Intermittent Fasting

Intermittent Fasting refers to the fasting done weekly or monthly or for any other vedic remedy which has been taught by us for many decades now. Recently Pranav Gupta forwarded this article from Harvard.

Harvard study shows how intermittent fasting may lead to a longer, healthier life

by Tina Fey

When it comes to living a healthy life, I’m sure you’ve heard enough about vitamin supplements and fad diets for one lifetime. But if you’re looking for a science-backed strategy that you can start doing today, then you’ll love this new finding. Harvard scientists have published a research study in the journal Cell Metabolism that reveals the effect intermittent fasting has on the aging process. Before we get into those incredible findings, let’s discuss what intermittent fasting means.

What is intermittent fasting?

Intermittent fasting is a way of eating. It is comprised of eating within a given window and not eating in a given window.

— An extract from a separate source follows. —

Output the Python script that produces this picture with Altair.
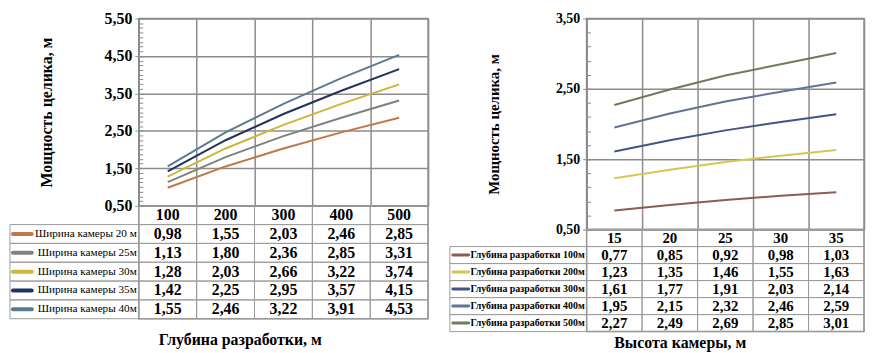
import altair as alt
import pandas as pd

# ---------------- data ----------------
depth_cats = ["100", "200", "300", "400", "500"]
width_series = ["Ширина камеры 20 м", "Ширина камеры 25м", "Ширина камеры 30м",
                "Ширина камеры 35м", "Ширина камеры 40м"]
w20 = [0.98, 1.55, 2.03, 2.46, 2.85]
w25 = [1.13, 1.80, 2.36, 2.85, 3.31]
w30 = [1.28, 2.03, 2.66, 3.22, 3.74]
w35 = [1.42, 2.25, 2.95, 3.57, 4.15]
w40 = [1.55, 2.46, 3.22, 3.91, 4.53]
left_colors = ["#c07848", "#808080", "#cdb63c", "#23325e", "#5b7b92"]

height_cats = ["15", "20", "25", "30", "35"]
depth_series = ["Глубина разработки 100м", "Глубина разработки 200м", "Глубина разработки 300м",
                "Глубина разработки 400м", "Глубина разработки 500м"]
d100 = [0.77, 0.85, 0.92, 0.98, 1.03]
d200 = [1.23, 1.35, 1.46, 1.55, 1.63]
d300 = [1.61, 1.77, 1.91, 2.03, 2.14]
d400 = [1.95, 2.15, 2.32, 2.46, 2.59]
d500 = [2.27, 2.49, 2.69, 2.85, 3.01]
right_colors = ["#8a5e50", "#d6c652", "#44548a", "#5e7594", "#6c7c5e"]

left_yticks = [0.5, 1.5, 2.5, 3.5, 4.5, 5.5]
right_yticks = [0.5, 1.5, 2.5, 3.5]

SERIF = "Liberation Serif"
GRID = "#8c8c8c"
TABLE = "#9c9c9c"
COMMA = "replace(format(datum.value, '.2f'), '.', ',')"


def panel(cats, series, values, colors, W, HP, HT, ydom, yticks, minor_step,
          ytitle, xtitle, legend_w, legend_size, legend_weight, sw_x1, sw_x2, sw_w,
          tick_size, val_size, head_size, ytitle_size, ytitle_x, xtitle_x, xtitle_y):
    rows = []
    for s, vals in zip(series, values):
        for c, v in zip(cats, vals):
            rows.append({"cat": c, "series": s, "value": v})
    df = pd.DataFrame(rows)

    x_line = alt.X("cat:O", sort=cats,
                   scale=alt.Scale(type="band", domain=cats, paddingInner=0, paddingOuter=0),
                   axis=alt.Axis(grid=True, tickBand="extent", labels=False, ticks=False,
                                 domain=False, title=None, gridColor=GRID, gridWidth=1.5))
    yscale = alt.Scale(domain=ydom, nice=False, zero=False)
    n_minor = int(round((ydom[1] - ydom[0]) / minor_step))
    minor_vals = [round(ydom[0] + i * minor_step, 4) for i in range(n_minor + 1)]

    y_major = alt.Y("value:Q", scale=yscale,
                    axis=alt.Axis(orient="left", values=yticks, labelExpr=COMMA,
                                  grid=True, gridColor=GRID, gridWidth=1.5,
                                  domainColor=GRID, domainWidth=1.5,
                                  tickColor=GRID, tickSize=4, tickWidth=1,
                                  labelFont=SERIF, labelFontSize=tick_size,
                                  labelFontWeight="bold", labelColor="black", labelPadding=3,
                                  title=ytitle, titleFont=SERIF, titleFontSize=ytitle_size,
                                  titleFontWeight="bold", titleColor="black",
                                  titleX=ytitle_x, titleBaseline="middle"))
    y_minor = alt.Y("value:Q", scale=yscale,
                    axis=alt.Axis(orient="left", values=minor_vals, labels=False, grid=False,
                                  domain=False, ticks=True, tickSize=4, tickWidth=1,
                                  tickColor=GRID, offset=-4, title=None))
    color = alt.Color("series:N", scale=alt.Scale(domain=series, range=colors), legend=None)

    base = alt.Chart(df)
    lines = base.mark_line(strokeWidth=2).encode(x=x_line, y=y_major, color=color)
    minor = base.mark_line(opacity=0).encode(x=x_line, y=y_minor, color=color)
    line_chart = alt.layer(lines, minor).resolve_axis(y="independent").properties(
        width=W, height=HP)

    # ---- table ----
    trows = ["hdr"] + series
    cells = []
    for c in cats:
        cells.append({"cat": c, "row": "hdr", "value": None, "txt": c})
    for r in rows:
        cells.append({"cat": r["cat"], "row": r["series"], "value": r["value"], "txt": None})
    tdf = pd.DataFrame(cells)
    ldf = pd.DataFrame({"row": series})

    x_t = alt.X("cat:O", sort=cats,
                scale=alt.Scale(type="band", domain=cats, paddingInner=0, paddingOuter=0),
                axis=alt.Axis(labels=False, ticks=False, domain=False, grid=False,
                              title=xtitle, titleFont=SERIF, titleFontSize=16,
                              titleFontWeight="bold", titleColor="black",
                              titleX=xtitle_x, titleY=xtitle_y, titleBaseline="middle"))
    y_t = alt.Y("row:N", sort=trows,
                scale=alt.Scale(domain=trows, paddingInner=0, paddingOuter=0), axis=None)

    tbase = alt.Chart(tdf).transform_calculate(
        label="datum.row == 'hdr' ? datum.txt : " + COMMA)
    cell_rect = tbase.mark_rect(fillOpacity=0, stroke=TABLE, strokeWidth=1).encode(x=x_t, y=y_t)
    cell_txt_v = tbase.transform_filter("datum.row != 'hdr'").mark_text(
        font=SERIF, fontSize=val_size, fontWeight="bold", color="black").encode(
        x=x_t, y=y_t, text="label:N")
    cell_txt_h = tbase.transform_filter("datum.row == 'hdr'").mark_text(
        font=SERIF, fontSize=head_size, fontWeight="bold", color="black").encode(
        x=x_t, y=y_t, text="label:N")

    lbase = alt.Chart(ldf)
    leg_rect = lbase.mark_rect(fillOpacity=0, stroke=TABLE, strokeWidth=1).encode(
        y=y_t, x=alt.value(-legend_w), x2=alt.value(0))
    leg_sw = lbase.mark_rule(strokeWidth=sw_w, strokeCap="round").encode(
        y=y_t, x=alt.value(sw_x1), x2=alt.value(sw_x2),
        color=alt.Color("row:N", scale=alt.Scale(domain=series, range=colors), legend=None))
    leg_txt = lbase.mark_text(align="right", font=SERIF, fontSize=legend_size,
                              fontWeight=legend_weight, color="black").encode(
        y=y_t, x=alt.value(-2), text="row:N")

    table = alt.layer(cell_rect, leg_rect, leg_sw, leg_txt, cell_txt_v, cell_txt_h).properties(
        width=W, height=HT)
    return alt.vconcat(line_chart, table, spacing=0, bounds="flush")


left = panel(depth_cats, width_series, [w20, w25, w30, w35, w40], left_colors,
             W=292, HP=189, HT=114, ydom=[0.5, 5.5], yticks=left_yticks, minor_step=0.125,
             ytitle="Мощность целика, м", xtitle="Глубина разработки, м",
             legend_w=130, legend_size=11.3, legend_weight="normal",
             sw_x1=-127, sw_x2=-108, sw_w=4,
             tick_size=16, val_size=16, head_size=16, ytitle_size=16,
             ytitle_x=-93, xtitle_x=102, xtitle_y=21)

right = panel(height_cats, depth_series, [d100, d200, d300, d400, d500], right_colors,
              W=280, HP=213, HT=103, ydom=[0.5, 3.5], yticks=right_yticks, minor_step=0.2,
              ytitle="Мощность целика, м", xtitle="Высота камеры, м",
              legend_w=138, legend_size=10, legend_weight="bold",
              sw_x1=-135, sw_x2=-119, sw_w=3,
              tick_size=14, val_size=15, head_size=15, ytitle_size=15,
              ytitle_x=-94, xtitle_x=94, xtitle_y=11)

chart = alt.hconcat(left, right, spacing=18, padding=0).resolve_scale(
    color="independent").configure_view(stroke=GRID, strokeWidth=1.5)

chart.save("out.html", embed_options={"renderer": "svg", "actions": False})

Typically, people fast for several hours a day, up to 16 hours a day in some cases. This is usually done by skipping breakfast in the morning after eating the final meal of the day on the previous day.

There is also a pattern of intermittent fasting that involves going 24 hours without food up to two times per week.

Why would someone participate in fasting?

While fasting might seem extreme to people who eat on a strict schedule, such as 3 meals a day plus 3 snacks a day, the truth is that fasting has been a part of cultures all over the world for as long as anyone can remember.
Why? Because it was used in religious practices as a mode of penitence as well as a golden opportunity for reflection and introspection.
But recently, intermittent fasting has caught the attention of scientists. Several studies have found that intermittent fasting changes the functions of cells, genes and hormones in a positive way.
And now, a new Harvard study has found something rather interesting in regards to aging.

What did Harvard Scientists find?

The study conducted by Harvard scientists found that when food was restricted from worm’s diets, their mitochondria seemed to resist breaking down longer than those worms who were fed regularly.
The mitochondria are parts of the cell that provide energy to the cell in which they are housed. As we age, these mitochondria lose their ability to produce that energy and our bodies break down.
But scientists were able to keep the mitochondrial networks in a “youthful state”
According to associate professor of genetic and complex diseases at Harvard and author of the study, this is a great step in understanding the benefits of fasting:
“Although previous work has shown how intermittent fasting can slow aging, we are only beginning to understand the underlying biology..our work shows how crucial the plasticity of mitochondria networks is for the benefits of fasting. If we lock mitochondria in one state, we completely block the effects of fasting or dietary restriction on longevity.”

This comes on the back of plenty of other findings

This isn’t the first time scientific studies have found benefits to intermittent fasting. Scientists conclude that several things happen in your body when you don’t eat for a while.
For example, your body initiates important cellular repair process and changes hormone levels to make stored body fat more accessible.
This helps people lose weight, reduce insulin resistance and inflammation in the body.
In fact, studies have found that intermittent fasting may also be beneficial for heart health, and may help prevent Alzheimer’s Disease.
Other benefits of intermittent fasting include helping to reduce brain fog.
Have you ever felt light-headed or dizzy after a big meal? Besides wanting to unbutton your pants after eating so much, fasting can help your body burn more calories and fat, which can help you think clearer.
Because you are not fixated on food or your next meal, you might find that you are better able to concentrate on tasks at hand.
It’s amazing how much food consumes our lives. Not just the food we eat, but the food we are exposed to on a daily basis, how much our social lives revolve around food, and how much we think about food.

What are the risks of intermittent fasting?

When done properly, the risks of intermittent fasting are few and far between. It’s important to keep an eye on energy levels as you are fasting and be sure to drink plenty of water.
If you get dehydrated, you might find yourself making friends with an IV at a hospital. The human body can go for a long time without food – despite the pain we feel when we are “starving.”
Most of us don’t really know what starving feels like, and the truth is that most of us would last a really long time before “starving” to death.
But we do need water. And plenty of it. So if you are going to engage in fasting, be sure to get plenty of fluids in during the hours you are not eating solid food. Water won’t just keep you healthy; it will help to fight off some of that hunger you might feel.